The bridal chamber of the Manhattan Hotel was, to me, a very lovely room, and, in view of the fact that we had scarcely closed the door behind us when we shared our first kiss, it seemed sweetly appropriate. The bed, which we did not disturb, stood upon a dais, and the furnishings were in keeping with the general refinement of atmosphere. I shall never, never forget how Mr. Harding kept saying, after each kiss, "God! . . . God, Nan!" in high diminuendo, nor how he pleaded in tense voice, "Oh, dearie, tell me it isn't hateful to you to have me kiss you!" And as I kissed him back I thought that he surpassed even my gladdest dreams of him.
Between kisses we found time to discuss my immediate need for a position and I found Mr. Harding less inclined to recommend me in Washington. In fact, he frankly confessed to me, he preferred to have me in New York where he could come over to see me and where he would feel more at liberty to be with me. There were no intimacies in that bridal chamber beyond our very ardent kisses, and, Mr. Harding, having been acquainted with my plans for going to Chicago after graduation to visit my sister, tucked $30 in my brand new silk stocking and was "sorry he had no more that time to give me." Inasmuch as I received my carfare and small spending money from Mrs. Carter in amounts of $1.00, $.75, $1.25 or whatever change she happened to have on hand, to have $30 all at one time to "spend as I chose" seemed to me almost too good to be true! I had always been very grateful to the Carters for the way in which they took me into their home as one of them, but of course I would not have been my natural self had I not thought wistfully over Mr. Harding's statement to me, "Why didn't you ask me to send you to school, Nan?" and his emphatic "You bet!" after I had inquired with wide eyes, "Oh, would you have done that?"
The first letter I received from Senator Harding I had shown to Mrs. Emma Laird Phelps with whom I was working in the Paderewski connection, and she read it with what I thought seemed avidity.
"A typical letter, my dear," she said, shrugging her shoulders.
"Typical of what?" I inquired.
"Why, that man has an object—can't you see that?" she said easily.
"What kind of object do you mean?" I queried wonderingly.
Her explanation must have been very vague for I can't remember it at all, but I suppose the affectional things that actually did transpire upon our first visit together were things which she would have said proved such 'object' on Mr. Harding's part. But they were all too spontaneous, too sincere to have been premeditated.
Mrs. Phelps afterward asked me one time to give her a letter that she might use to gain a conference with Mr. Harding and I am sure, while I never gave her such a letter, that she changed her mind completely about Mr. Harding's possible purposes toward me so graciously did she voice her admiration of him to me many times.

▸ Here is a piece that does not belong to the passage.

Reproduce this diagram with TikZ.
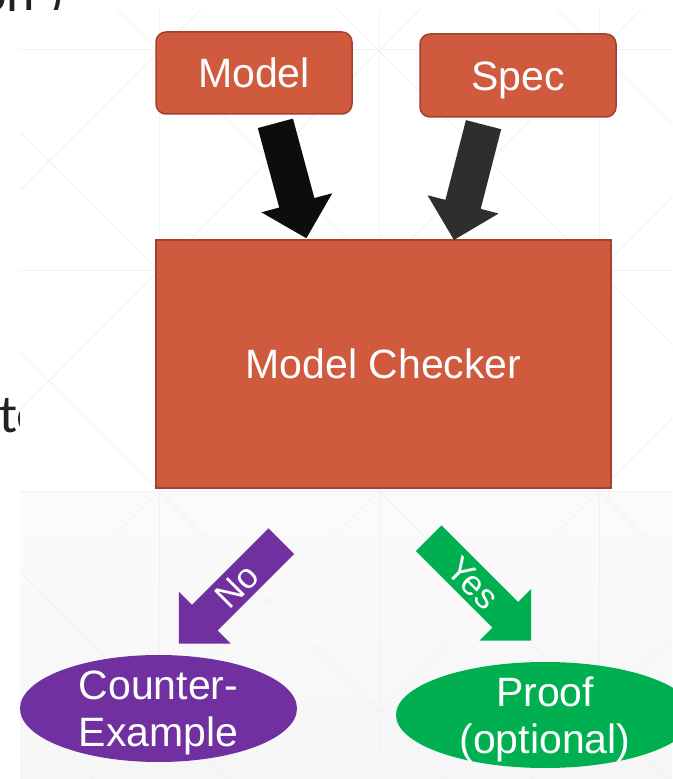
\documentclass[tikz,border=0pt]{standalone}
\usepackage{fontspec}
\setmainfont{Liberation Sans}
\newfontfamily\slidefont{Carlito}
\usetikzlibrary{shapes.geometric,shapes.arrows}
\definecolor{boxfill}{RGB}{208,90,62}
\definecolor{boxline}{RGB}{160,66,44}
\definecolor{nopurple}{RGB}{112,48,160}
\definecolor{yesgreen}{RGB}{0,176,80}
\definecolor{gridline}{RGB}{242,242,242}
\definecolor{darktext}{RGB}{34,34,34}
\definecolor{arrowblack}{RGB}{13,13,13}
\definecolor{arrowgray}{RGB}{46,46,46}
\tikzset{
  box/.style={draw=boxline, fill=boxfill, line width=1.5pt, text=white,
    font=\fontsize{41}{48}\selectfont, text height=29.5pt, text depth=0pt, inner sep=0pt},
  blockarrow/.style={single arrow, single arrow head extend=18.5pt,
    minimum height=#1, inner ysep=18pt, inner xsep=0pt, draw=none},
  labelarrow/.style={text=white, font=\fontsize{35}{40}\selectfont,
    text height=25pt, text depth=0pt, inner ysep=5.5pt},
  resultoval/.style={ellipse, inner sep=0pt, draw=none},
  resulttext/.style={text=white, align=center, font=\fontsize{41}{47}\selectfont,
    text depth=0pt, inner sep=0pt},
  fragment/.style={anchor=base west, inner sep=0pt, text=darktext,
    font=\slidefont\fontsize{54}{60}\selectfont},
  bgline/.style={gridline, line width=1pt}
}
\begin{document}
\begin{tikzpicture}[x=1pt,y=1pt]
\useasboundingbox (0,0) rectangle (672,779);
% slide text fragments behind the panel
\node[fragment] (frag1) at (-1,346) {te};
\node[fragment] (frag2) at (-22,767) {on\hspace{14pt})};
% background panel
\fill[white] (20,0) rectangle (672,769);
\shade[top color=white!98.5!black, bottom color=white!96.5!black] (20,0) rectangle (672,287);
\begin{scope}
  \clip (20,0) rectangle (672,769);
  \foreach \gx in {159,379,599} \draw[bgline] (\gx,0) -- (\gx,779);
  \foreach \gy in {729,508,287,67} \draw[bgline] (0,\gy) -- (672,\gy);
  \foreach \k in {-4,...,4} {
    \draw[bgline] (-100,767+220*\k) -- (800,-133+220*\k);
    \draw[bgline] (-100,249+220*\k) -- (800,1149+220*\k);
  }
\end{scope}
% boxes
\node[box, rounded corners=10pt, minimum width=196pt, minimum height=82pt] (model) at (254,706) {Model};
\node[box, rounded corners=10pt, minimum width=196pt, minimum height=83pt] (spec) at (518,703.5) {Spec};
\node[box, minimum width=455pt, minimum height=248pt] (checker) at (383.5,415) {Model Checker};
% input arrows
\node[blockarrow=119pt, fill=arrowblack, rotate=-74.9] (inmodel) at (288.5,607) {};
\node[blockarrow=119pt, fill=arrowgray, rotate=-104.4] (inspec) at (471,605.5) {};
% result arrows
\node[blockarrow=145pt, labelarrow, fill=nopurple, rotate=45, shape border rotate=180] (noarrow) at (236.5,193) {No};
\node[blockarrow=145pt, labelarrow, fill=yesgreen, rotate=-45] (yesarrow) at (473.5,196) {Yes};
% results
\node[resultoval, fill=nopurple, minimum width=277pt, minimum height=107pt] (cex) at (158.5,70.5) {};
\node[resulttext] (cextext) at (cex.center) {Counter-\\Example};
\node[resultoval, fill=yesgreen, minimum width=298pt, minimum height=106pt] (proof) at (545,64) {};
\node[resulttext] (prooftext) at (proof.center) {Proof\\(optional)};
\end{tikzpicture}
\end{document}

Upon this first visit, Mr. Harding and I had luncheon at the Manhattan Hotel, in the dining-room on the 43rd Street side. Then we took a taxi uptown to see Mrs. Phelps—to her apartment on 116th Street.

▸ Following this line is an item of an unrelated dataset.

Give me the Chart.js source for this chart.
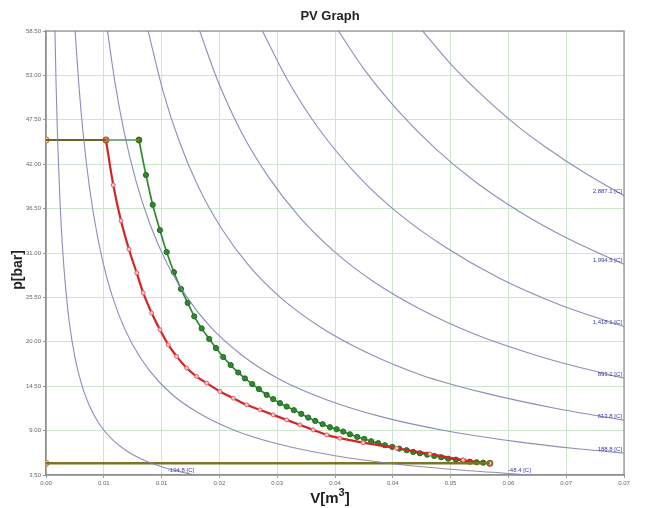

The entrance hall to Mrs. Phelps' apartment was dimly lighted, and when we emerged into the living-room which is on 116th Street Mr. Harding turned to Mrs. Phelps. Except for their acknowledgments of introductions nothing had been said by any of us, and now Mr. Harding remarked pleasantly, "Well, Mrs. Phelps, we people with big noses always seem to get along, don't we?" I had not been long enough in New York and was still too unsuspecting to realize the significance of that remark, though I am confident Mr. Harding meant it all good-naturedly, and I am not at all sure even now that Mrs. Phelps is a Jewess. Within the past year and a half I have been in Mrs. Phelps' apartment and she asked me if I remembered when President Harding, then Senator, had sat in "that chair," indicating an easy rocker.
From Mrs. Phelps Mr. Harding obtained the information that I was rather more than a good stenographer.
On the way back downtown in the taxi to the Y. W. C. A. where Mr. Harding next talked with Miss Anderson about my school work, he put his arm around me.
"Nan," he queried kindly, "just how fast do you think you could take dictation?"
"Oh, I don't know, not so very fast," I answered frankly.
"Well, look here, I'll dictate a letter to you and you tell me whether you 'get' all of it." The "letter" as it was dictated verbatim I do not recall, but the trend of it is easy rememberable:
"My darling Nan: I love you more than the world, and I want you to belong to me. Could you belong to me, dearie? I want you . . . and I need you so . . ."
I remember the letter did not run into length because I silenced him with the kisses he pleaded for. He would tremble so just to sit close to me, and I adored every evidence of his enthusiasm.
"Do people address you as 'Judge' or 'Senator'?" asked Miss Anderson after I had presented Mr. Harding to her.
"No, I have never been a judge," he answered, "I guess I'm just plain Mr. Harding." He smiled. Miss Anderson suggested that we sit in one of the little waiting-rooms.
It will be remembered that this visit was in late May of 1917 and our whole United States was full of "the war." It was entirely logical that the general trend of conversation should bear upon the various aspects of the war. But how it drifted into a discussion of babies I do not recall. Mr. Harding vouchsafed the information he had recently acquired in Washington, that the Germans were actually attempting to create children by injecting male serum, taken at the proper temperature, into the female without the usual medium of sexual contact. He denounced this method of propagation as "German madness" and affirmed that in his belief children should come only through mutual love-desire. I shall never forget the expressions of his face and Helen Anderson's. Surely she must have thought he was talking strangely to speak of these things so frankly and upon such short acquaintance. But I, though I confess it did not occur to me then, understand these processes of his mind to have been the direct result of contemplations concerning me, and it is not unlikely that even as early as that very first visit Warren Harding was entertaining the possibility of becoming the father of a real love-child. Certainly his face was a study.
Miss Anderson assured him of my readiness for a position and we went from the Y. W. C. A. to Judge Elbert H. Gary's office at 71 Broadway, Empire Building. I remember we stood quite a few minutes waiting for a Broadway street car, and it must have taken us about forty-five minutes to go from 14th Street to Rector Street. I remember how Mr. Harding suddenly seemed to come to himself somewhere in lower Broadway and exclaim, as we were getting off the car, "Why, Nan, why didn't we take a taxi!" and his surprise was so genuine that I knew he had not realized where he had been during that ride downtown.